Following Turin’s exclusion, the Italian Olympic Committee is sending a delegation featuring Milan and Cortina representatives to meet with IOC leaders on Wednesday.

The move comes after government undersecretary and sports delegate Giancarlo Giorgetti told the Senate on Tuesday that the three-city proposal “is dead.”

Turin’s exclusion follows infighting between Milan Mayor Giuseppe Sala and Turin counterpart Chiara Appendino, who had been arguing over the bid’s leadership and naming rights.

Peliminary bids are due to be presented at IOC meetings in Buenos Aires next month.

“The candidacy needs to be saved, so we’re open to moving forward together,” Veneto region president Luca Zaia and Lombardy region president Attilio Fontana said in a joint statement.

“If Turin is withdrawing, which upsets us, at this point two realities remain, and they are called Veneto and Lombardy. So we are moving forward with the Lombardy-Veneto Olympics.”

Under the revised plan, hockey and speedskating — which had been slotted for venues built for the 2006 Turin Games — would be held in Milan.

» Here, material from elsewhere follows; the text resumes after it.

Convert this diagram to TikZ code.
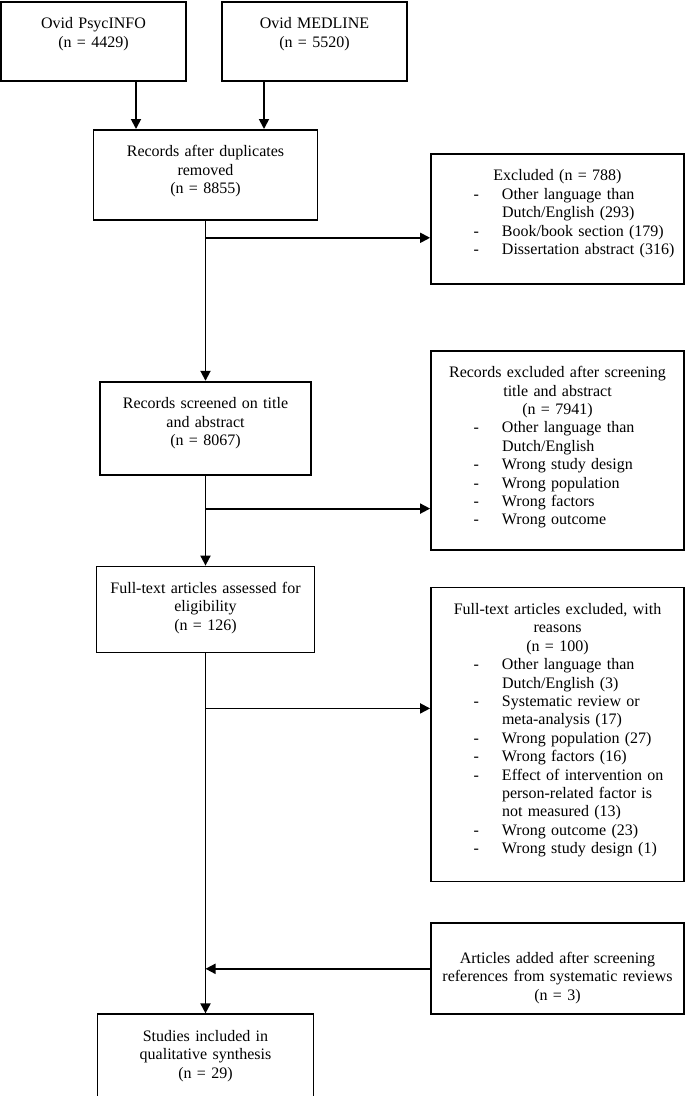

Alpine skiing would be held in 1956 host Cortina, while biathlon would be slated for nearby Anterselva — a regular stop on the biathlon World Cup circuit.

Three other bids remain in contention for 2026: Stockholm, Sweden; Calgary, Canada; and Erzurum, Turkey.

The Japanese city of Sapporo dropped its bid on Monday following a recent earthquake.

International Olympic Committee members will pick the host in Milan in October 2019. While IOC rules have long prevented bids from the host country of an IOC session, new rules have created more leeway.

Italy is anxious to bring a bid through the entire process after two Rome candidacies were withdrawn.

Two years ago, Italy was forced to end Rome’s bid for the 2024 Summer Olympics because of staunch opposition from the city’s mayor. And in 2012, then-premier Mario Monti scrapped the city’s bid for the 2020 Olympics because of financial concerns.